Netlify: a caching proxy?

I discovered a really great feature of Netlify during all this: it can act as a caching proxy! If you specify a redirect rule in your netlify.toml with a code of 200, Netlify will proxy the request for you. What's more, if you set Cache-Control headers it will cache the results on the same CDN it uses to host your static files. This single feature ended up intercepting about 80% of my geolocation requests, cutting my server load by a factor of 5.

/api/1  ⟶ [Netlify] ⟶ [Server]
        ⟵ [Netlify] ⟵

/api/1  ⟶ [Netlify]
        ⟵ (cached!)

/api/2  ⟶ [Netlify] ⟶ [Server]
        ⟵ [Netlify] ⟵

Another nice benefit is that you don't need to bother with the CORS dance.

Design

The effect good design has on a product is difficult for me to articulate, but it's absolutely a force multiplier.

I was super fortunate to catch the attention of my friend, the extremely talented Arthur Chayka, who took it upon himself to lend me his design direction and expertise.

I'm sure VoteWell owes a lot of its traction to Arthur's design chops.

Measure all the things!

I‘m admittedly a bit of an Analytics Noob, but I always make sure at least the most basic Google Analytics agent is present.

Lots of interesting information can be gleaned from the default analytics.

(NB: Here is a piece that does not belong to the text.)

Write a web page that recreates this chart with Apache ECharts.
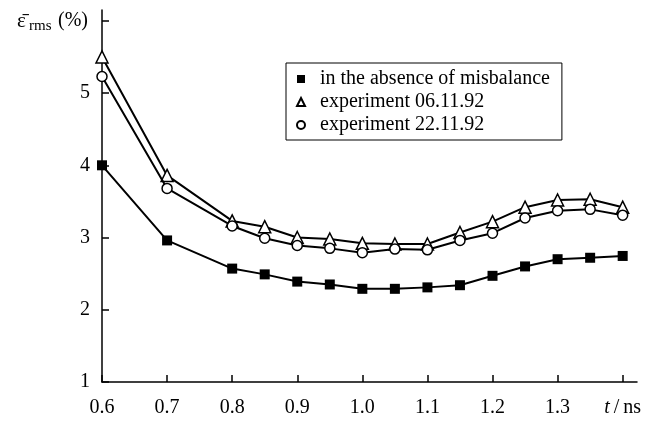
<!DOCTYPE html>
<html>
<head>
<meta charset="utf-8">
<script src="https://cdn.jsdelivr.net/npm/echarts@6/dist/echarts.min.js"></script>
<style>
html,body{margin:0;padding:0;background:#fff}
#c{width:652px;height:422px}
</style>
</head>
<body>
<div id="c"></div>
<script>
// Pulse duration t (ns)
const times = [0.6, 0.7, 0.8, 0.85, 0.9, 0.95, 1.0, 1.05, 1.1, 1.15, 1.2, 1.25, 1.3, 1.35, 1.4];
// Mean rms error (%) for each case
const noMisbalance = [4.00, 2.96, 2.57, 2.49, 2.39, 2.35, 2.29, 2.29, 2.31, 2.34, 2.47, 2.60, 2.70, 2.72, 2.745];
const exp061192   = [5.50, 3.86, 3.23, 3.15, 3.00, 2.98, 2.92, 2.91, 2.91, 3.07, 3.22, 3.42, 3.52, 3.53, 3.42];
const exp221192   = [5.23, 3.68, 3.16, 2.99, 2.89, 2.85, 2.79, 2.84, 2.83, 2.96, 3.06, 3.27, 3.37, 3.39, 3.31];

const seriesNames = ['in the absence of misbalance', 'experiment 06.11.92', 'experiment 22.11.92'];
const xTicks = [0.6, 0.7, 0.8, 0.9, 1.0, 1.1, 1.2, 1.3, 1.4];
const yTicks = [1, 2, 3, 4, 5, 6];
const yLabels = [1, 2, 3, 4, 5];

const FONT = '"Liberation Serif", "DejaVu Serif", serif';

function pairs(ys) { return times.map((t, i) => [t, ys[i]]); }

const chart = echarts.init(document.getElementById('c'), null, { renderer: 'canvas' });

const axisLine = { show: true, onZero: false, lineStyle: { color: '#000', width: 1.5 } };

chart.setOption({
  animation: false,
  backgroundColor: '#fff',
  grid: { left: 102, right: 15, top: 10, bottom: 40 },
  xAxis: {
    type: 'value',
    min: 0.6,
    max: 1.422,
    axisLine: axisLine,
    axisTick: { show: true, inside: true, length: 7, customValues: xTicks, lineStyle: { color: '#000', width: 1.5 } },
    splitLine: { show: false },
    axisLabel: {
      customValues: xTicks,
      margin: 16,
      color: '#000',
      fontFamily: FONT,
      fontSize: 20,
      // the last tick carries the axis title instead of a number
      formatter: v => Math.abs(v - 1.4) < 1e-6 ? '{i|t}\u2009/\u2009ns' : v.toFixed(1),
      rich: {
        i: { fontStyle: 'italic', fontFamily: FONT, fontSize: 20, color: '#000' }
      }
    }
  },
  yAxis: {
    type: 'value',
    min: 1,
    max: 6.15,
    axisLine: axisLine,
    axisTick: { show: true, inside: true, length: 7, customValues: yTicks, lineStyle: { color: '#000', width: 1.5 } },
    splitLine: { show: false },
    axisLabel: {
      customValues: yLabels,
      margin: 12,
      color: '#000',
      fontFamily: FONT,
      fontSize: 20
    }
  },
  legend: {
    orient: 'vertical',
    left: 286,
    top: 63,
    padding: [6, 12, 5, 10],
    itemWidth: 8,
    itemHeight: 8,
    itemGap: 3,
    borderColor: '#000',
    borderWidth: 1,
    formatter: name => '\u2002' + name,
    textStyle: { fontFamily: FONT, fontSize: 20, color: '#000' },
    data: [
      { name: seriesNames[0], icon: 'rect' },
      { name: seriesNames[1], icon: 'triangle' },
      { name: seriesNames[2], icon: 'circle' }
    ]
  },
  graphic: [
    { type: 'text', left: 17, top: 11, style: { text: 'ε\u0304', fontFamily: FONT, fontSize: 21, fill: '#000' } },
    { type: 'text', left: 29, top: 19, style: { text: 'rms', fontFamily: FONT, fontSize: 15, fill: '#000' } },
    { type: 'text', left: 58, top: 11, style: { text: '(%)', fontFamily: FONT, fontSize: 20, fill: '#000' } }
  ],
  series: [
    {
      name: seriesNames[0], type: 'line', data: pairs(noMisbalance),
      symbol: 'rect', symbolSize: 10,
      itemStyle: { color: '#000', borderColor: '#000', borderWidth: 0 },
      lineStyle: { color: '#000', width: 2 }, z: 2
    },
    {
      name: seriesNames[1], type: 'line', data: pairs(exp061192),
      symbol: 'triangle', symbolSize: 12,
      itemStyle: { color: '#fff', borderColor: '#000', borderWidth: 1.5 },
      lineStyle: { color: '#000', width: 2 }, z: 3
    },
    {
      name: seriesNames[2], type: 'line', data: pairs(exp221192),
      symbol: 'circle', symbolSize: 10,
      itemStyle: { color: '#fff', borderColor: '#000', borderWidth: 1.5 },
      lineStyle: { color: '#000', width: 2 }, z: 4
    }
  ]
});
</script>
</body>
</html>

For example: I delayed launching the site until I had French translations, assuming about 20% of my traffic would be French (which is in line with census data). In retrospect, I should have launched right away, then prioritized according to the actual data.

I'm always surprised by just how dominant mobile traffic is. I'm not sure why I have this expectation bias towards desktop, maybe because I develop on it? I need to get with the early 2000's and start designing mobile first already.

Error tracking

Another thing to file in the "I wish I had always just done this" folder is error / exception tracking. Sentry is the only one I've had a decent amount of experience with, and their free tier is certainly enough to get you going.

You'll get a bit of noise from misbehaving browser extensions, but catching those early head-smacking errors is absolutely worth it.

Bonus points for tagging the user context (if applicable) so you can follow up personally with news of a fix.